• **What is needed**: Up to and including the line with "148.4, 145.5, 142.3];", write out the listing from its first line, minus the pictures.

• **Provided records**:
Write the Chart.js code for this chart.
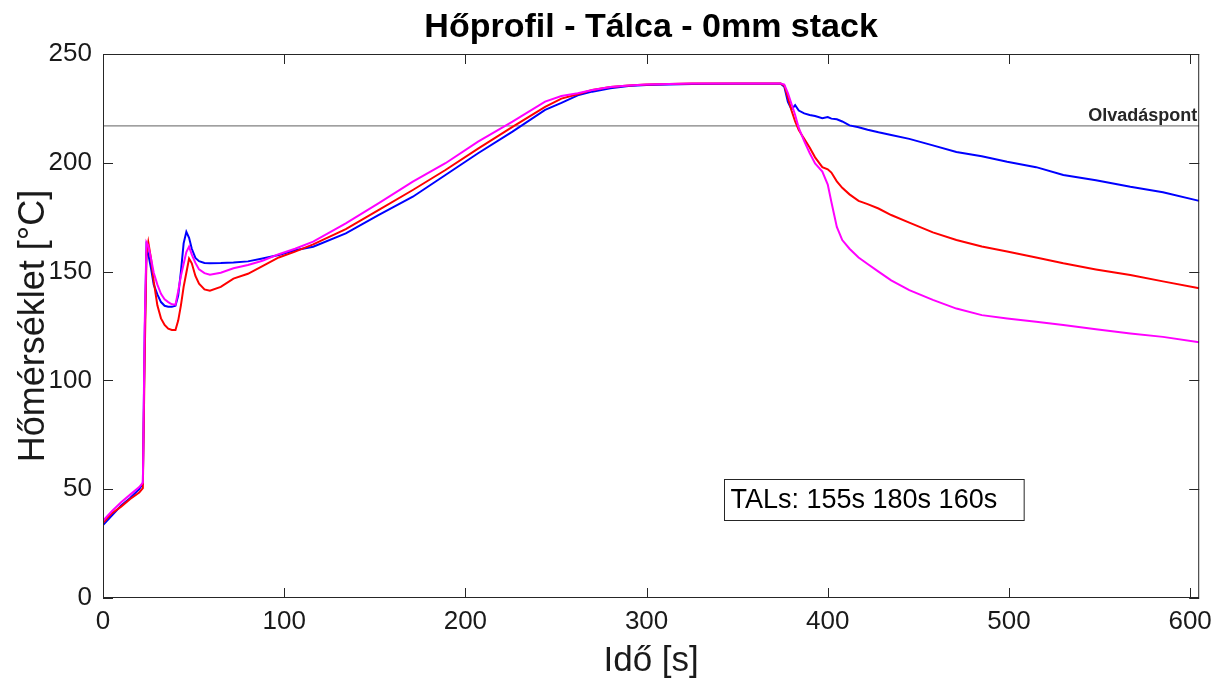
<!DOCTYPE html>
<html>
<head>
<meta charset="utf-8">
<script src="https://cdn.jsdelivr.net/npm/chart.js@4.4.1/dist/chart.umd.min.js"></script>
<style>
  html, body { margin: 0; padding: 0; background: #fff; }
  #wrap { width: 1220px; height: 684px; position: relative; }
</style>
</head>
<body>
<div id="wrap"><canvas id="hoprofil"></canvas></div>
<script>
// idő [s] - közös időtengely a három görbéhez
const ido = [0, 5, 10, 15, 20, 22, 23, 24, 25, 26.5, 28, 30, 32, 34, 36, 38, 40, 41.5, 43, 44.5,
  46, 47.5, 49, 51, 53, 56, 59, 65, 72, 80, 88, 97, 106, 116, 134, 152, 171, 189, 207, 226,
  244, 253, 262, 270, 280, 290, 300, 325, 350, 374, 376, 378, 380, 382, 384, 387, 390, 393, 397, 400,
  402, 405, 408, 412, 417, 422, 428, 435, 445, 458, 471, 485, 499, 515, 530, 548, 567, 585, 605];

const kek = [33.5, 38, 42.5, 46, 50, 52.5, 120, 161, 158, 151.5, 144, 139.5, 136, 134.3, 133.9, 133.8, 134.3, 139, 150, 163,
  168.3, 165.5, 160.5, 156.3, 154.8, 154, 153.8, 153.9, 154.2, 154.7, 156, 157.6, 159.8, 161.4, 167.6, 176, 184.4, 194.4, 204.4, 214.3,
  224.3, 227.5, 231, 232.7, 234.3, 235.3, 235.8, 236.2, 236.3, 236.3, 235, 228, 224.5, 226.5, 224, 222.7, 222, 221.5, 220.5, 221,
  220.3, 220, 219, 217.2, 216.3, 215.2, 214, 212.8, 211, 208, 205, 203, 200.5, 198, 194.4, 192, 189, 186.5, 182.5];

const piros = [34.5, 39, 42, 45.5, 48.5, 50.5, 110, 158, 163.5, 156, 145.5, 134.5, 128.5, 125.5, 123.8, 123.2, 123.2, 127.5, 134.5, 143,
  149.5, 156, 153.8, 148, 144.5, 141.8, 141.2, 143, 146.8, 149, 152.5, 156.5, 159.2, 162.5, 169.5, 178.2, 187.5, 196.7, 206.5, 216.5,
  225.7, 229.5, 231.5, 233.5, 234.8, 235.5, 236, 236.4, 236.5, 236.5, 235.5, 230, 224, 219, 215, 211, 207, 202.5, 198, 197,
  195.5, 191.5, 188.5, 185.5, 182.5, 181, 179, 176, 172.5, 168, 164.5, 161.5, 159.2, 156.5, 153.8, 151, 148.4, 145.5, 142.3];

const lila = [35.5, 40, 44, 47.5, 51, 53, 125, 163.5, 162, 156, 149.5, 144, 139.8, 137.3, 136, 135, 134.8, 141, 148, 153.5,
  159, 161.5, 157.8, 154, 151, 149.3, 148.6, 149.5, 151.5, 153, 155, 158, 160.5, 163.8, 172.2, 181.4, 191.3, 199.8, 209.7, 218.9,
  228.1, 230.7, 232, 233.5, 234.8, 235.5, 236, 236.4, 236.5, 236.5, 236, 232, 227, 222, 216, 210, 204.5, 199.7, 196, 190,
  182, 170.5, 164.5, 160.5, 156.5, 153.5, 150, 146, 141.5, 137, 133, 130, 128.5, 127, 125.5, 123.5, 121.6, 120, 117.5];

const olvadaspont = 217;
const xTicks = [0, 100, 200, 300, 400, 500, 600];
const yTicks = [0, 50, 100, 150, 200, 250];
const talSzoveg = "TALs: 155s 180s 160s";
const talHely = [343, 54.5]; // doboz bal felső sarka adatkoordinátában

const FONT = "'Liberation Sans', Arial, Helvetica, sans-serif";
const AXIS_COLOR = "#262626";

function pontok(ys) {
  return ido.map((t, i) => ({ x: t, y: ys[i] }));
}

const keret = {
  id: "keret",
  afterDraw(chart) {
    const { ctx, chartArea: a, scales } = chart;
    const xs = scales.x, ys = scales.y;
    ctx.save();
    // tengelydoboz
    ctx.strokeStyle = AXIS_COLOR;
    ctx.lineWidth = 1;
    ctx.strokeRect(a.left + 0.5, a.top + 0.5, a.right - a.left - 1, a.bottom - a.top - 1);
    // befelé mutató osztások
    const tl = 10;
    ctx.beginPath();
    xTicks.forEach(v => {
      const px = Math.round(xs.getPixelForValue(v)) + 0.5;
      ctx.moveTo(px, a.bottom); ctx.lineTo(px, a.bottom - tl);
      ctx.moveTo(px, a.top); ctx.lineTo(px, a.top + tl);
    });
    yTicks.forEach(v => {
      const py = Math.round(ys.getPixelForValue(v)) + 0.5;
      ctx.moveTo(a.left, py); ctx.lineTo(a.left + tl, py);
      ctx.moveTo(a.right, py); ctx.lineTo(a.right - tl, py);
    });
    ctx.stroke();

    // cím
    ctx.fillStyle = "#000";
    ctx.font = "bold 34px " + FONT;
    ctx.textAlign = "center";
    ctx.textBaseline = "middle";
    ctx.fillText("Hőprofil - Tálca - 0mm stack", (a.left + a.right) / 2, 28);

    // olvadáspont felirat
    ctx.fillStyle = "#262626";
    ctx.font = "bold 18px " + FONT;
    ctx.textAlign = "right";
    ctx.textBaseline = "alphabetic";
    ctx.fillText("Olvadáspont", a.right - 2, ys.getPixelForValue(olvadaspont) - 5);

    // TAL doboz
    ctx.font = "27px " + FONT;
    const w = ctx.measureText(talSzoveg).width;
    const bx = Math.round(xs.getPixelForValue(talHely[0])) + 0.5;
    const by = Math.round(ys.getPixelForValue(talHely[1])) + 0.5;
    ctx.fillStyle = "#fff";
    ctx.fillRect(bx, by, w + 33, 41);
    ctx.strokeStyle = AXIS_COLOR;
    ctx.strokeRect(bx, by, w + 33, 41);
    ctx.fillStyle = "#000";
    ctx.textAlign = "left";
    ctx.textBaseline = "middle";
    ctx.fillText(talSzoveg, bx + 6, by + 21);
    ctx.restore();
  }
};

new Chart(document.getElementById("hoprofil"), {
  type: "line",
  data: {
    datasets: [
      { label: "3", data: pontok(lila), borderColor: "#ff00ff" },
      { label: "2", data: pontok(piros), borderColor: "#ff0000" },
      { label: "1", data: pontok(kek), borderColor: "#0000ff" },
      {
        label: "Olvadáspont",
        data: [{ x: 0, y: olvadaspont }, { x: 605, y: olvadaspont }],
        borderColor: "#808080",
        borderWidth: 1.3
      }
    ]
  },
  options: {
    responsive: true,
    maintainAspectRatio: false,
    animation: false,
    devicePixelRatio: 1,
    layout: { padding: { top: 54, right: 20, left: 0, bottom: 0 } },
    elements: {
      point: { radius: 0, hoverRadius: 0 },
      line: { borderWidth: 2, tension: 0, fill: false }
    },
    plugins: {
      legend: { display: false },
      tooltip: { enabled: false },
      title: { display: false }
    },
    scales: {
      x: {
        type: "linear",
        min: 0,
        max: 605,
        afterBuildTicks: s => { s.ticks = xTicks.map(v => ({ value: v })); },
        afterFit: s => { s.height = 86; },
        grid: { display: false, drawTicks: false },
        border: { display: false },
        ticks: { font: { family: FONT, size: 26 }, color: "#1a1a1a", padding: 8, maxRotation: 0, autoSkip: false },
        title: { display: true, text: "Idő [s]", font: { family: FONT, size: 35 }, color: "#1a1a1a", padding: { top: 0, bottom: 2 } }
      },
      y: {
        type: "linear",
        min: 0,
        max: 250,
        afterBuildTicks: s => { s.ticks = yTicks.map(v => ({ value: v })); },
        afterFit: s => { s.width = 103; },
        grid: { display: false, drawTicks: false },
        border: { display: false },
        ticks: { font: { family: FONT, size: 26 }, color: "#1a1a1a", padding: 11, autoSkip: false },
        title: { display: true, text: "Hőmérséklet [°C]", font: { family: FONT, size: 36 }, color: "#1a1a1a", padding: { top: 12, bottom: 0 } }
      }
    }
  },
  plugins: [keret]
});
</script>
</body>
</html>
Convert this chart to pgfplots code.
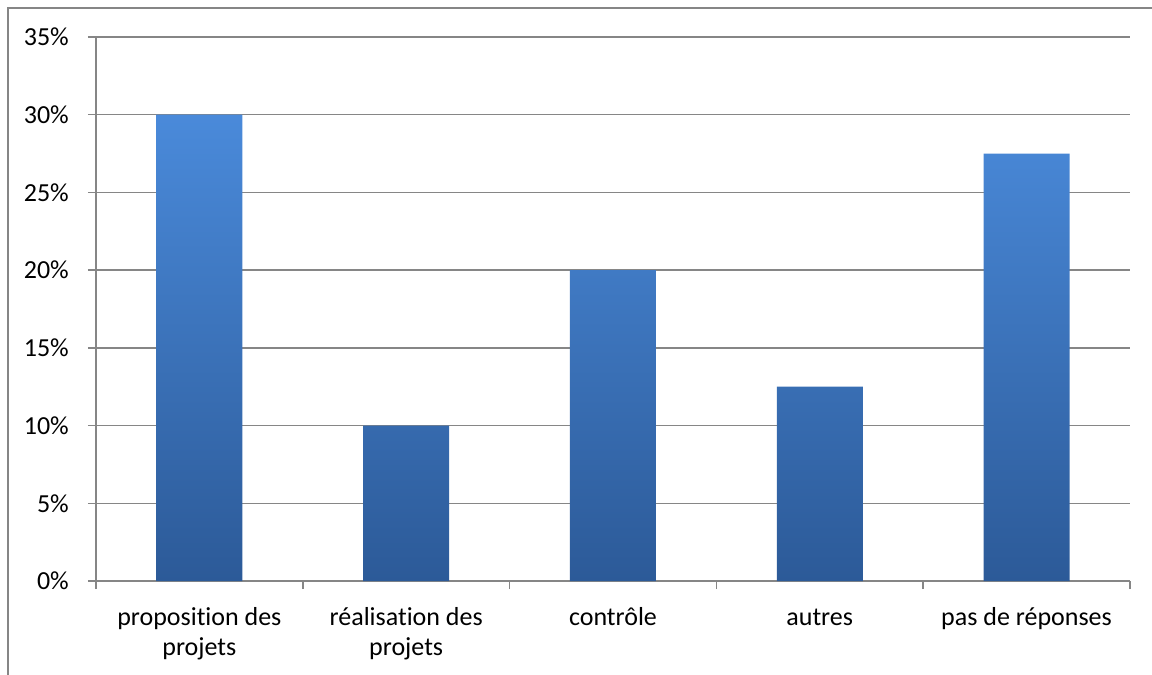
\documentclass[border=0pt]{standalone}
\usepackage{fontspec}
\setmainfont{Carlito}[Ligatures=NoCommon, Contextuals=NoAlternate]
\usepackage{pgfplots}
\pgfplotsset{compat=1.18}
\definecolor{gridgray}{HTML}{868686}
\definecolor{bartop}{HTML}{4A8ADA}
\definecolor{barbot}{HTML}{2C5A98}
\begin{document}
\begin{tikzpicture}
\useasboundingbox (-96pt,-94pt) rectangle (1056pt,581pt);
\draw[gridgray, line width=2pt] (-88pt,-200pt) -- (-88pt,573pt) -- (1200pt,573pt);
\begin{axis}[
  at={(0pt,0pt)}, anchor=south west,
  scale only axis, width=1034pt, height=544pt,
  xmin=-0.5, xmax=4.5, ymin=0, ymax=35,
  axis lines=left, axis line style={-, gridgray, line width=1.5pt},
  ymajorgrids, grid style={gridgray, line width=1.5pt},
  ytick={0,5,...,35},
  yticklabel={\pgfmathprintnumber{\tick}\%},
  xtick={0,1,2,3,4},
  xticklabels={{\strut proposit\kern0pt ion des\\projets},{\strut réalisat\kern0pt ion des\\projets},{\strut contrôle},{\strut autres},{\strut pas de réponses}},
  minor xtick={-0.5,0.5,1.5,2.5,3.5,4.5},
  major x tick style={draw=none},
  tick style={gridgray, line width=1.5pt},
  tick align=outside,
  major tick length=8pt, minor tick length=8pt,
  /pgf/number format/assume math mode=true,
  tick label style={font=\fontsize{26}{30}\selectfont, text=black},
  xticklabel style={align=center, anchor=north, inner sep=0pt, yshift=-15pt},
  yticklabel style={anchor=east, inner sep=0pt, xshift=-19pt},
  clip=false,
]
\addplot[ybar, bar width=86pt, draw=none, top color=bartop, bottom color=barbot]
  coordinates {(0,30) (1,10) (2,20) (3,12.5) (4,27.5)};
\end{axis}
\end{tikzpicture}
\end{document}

• **Expected answer**:
Write the Chart.js code for this chart.
<!DOCTYPE html>
<html>
<head>
<meta charset="utf-8">
<script src="https://cdn.jsdelivr.net/npm/chart.js@4.4.1/dist/chart.umd.min.js"></script>
<style>
  html, body { margin: 0; padding: 0; background: #fff; }
  #wrap { width: 1220px; height: 684px; position: relative; }
</style>
</head>
<body>
<div id="wrap"><canvas id="hoprofil"></canvas></div>
<script>
// idő [s] - közös időtengely a három görbéhez
const ido = [0, 5, 10, 15, 20, 22, 23, 24, 25, 26.5, 28, 30, 32, 34, 36, 38, 40, 41.5, 43, 44.5,
  46, 47.5, 49, 51, 53, 56, 59, 65, 72, 80, 88, 97, 106, 116, 134, 152, 171, 189, 207, 226,
  244, 253, 262, 270, 280, 290, 300, 325, 350, 374, 376, 378, 380, 382, 384, 387, 390, 393, 397, 400,
  402, 405, 408, 412, 417, 422, 428, 435, 445, 458, 471, 485, 499, 515, 530, 548, 567, 585, 605];

const kek = [33.5, 38, 42.5, 46, 50, 52.5, 120, 161, 158, 151.5, 144, 139.5, 136, 134.3, 133.9, 133.8, 134.3, 139, 150, 163,
  168.3, 165.5, 160.5, 156.3, 154.8, 154, 153.8, 153.9, 154.2, 154.7, 156, 157.6, 159.8, 161.4, 167.6, 176, 184.4, 194.4, 204.4, 214.3,
  224.3, 227.5, 231, 232.7, 234.3, 235.3, 235.8, 236.2, 236.3, 236.3, 235, 228, 224.5, 226.5, 224, 222.7, 222, 221.5, 220.5, 221,
  220.3, 220, 219, 217.2, 216.3, 215.2, 214, 212.8, 211, 208, 205, 203, 200.5, 198, 194.4, 192, 189, 186.5, 182.5];

const piros = [34.5, 39, 42, 45.5, 48.5, 50.5, 110, 158, 163.5, 156, 145.5, 134.5, 128.5, 125.5, 123.8, 123.2, 123.2, 127.5, 134.5, 143,
  149.5, 156, 153.8, 148, 144.5, 141.8, 141.2, 143, 146.8, 149, 152.5, 156.5, 159.2, 162.5, 169.5, 178.2, 187.5, 196.7, 206.5, 216.5,
  225.7, 229.5, 231.5, 233.5, 234.8, 235.5, 236, 236.4, 236.5, 236.5, 235.5, 230, 224, 219, 215, 211, 207, 202.5, 198, 197,
  195.5, 191.5, 188.5, 185.5, 182.5, 181, 179, 176, 172.5, 168, 164.5, 161.5, 159.2, 156.5, 153.8, 151, 148.4, 145.5, 142.3];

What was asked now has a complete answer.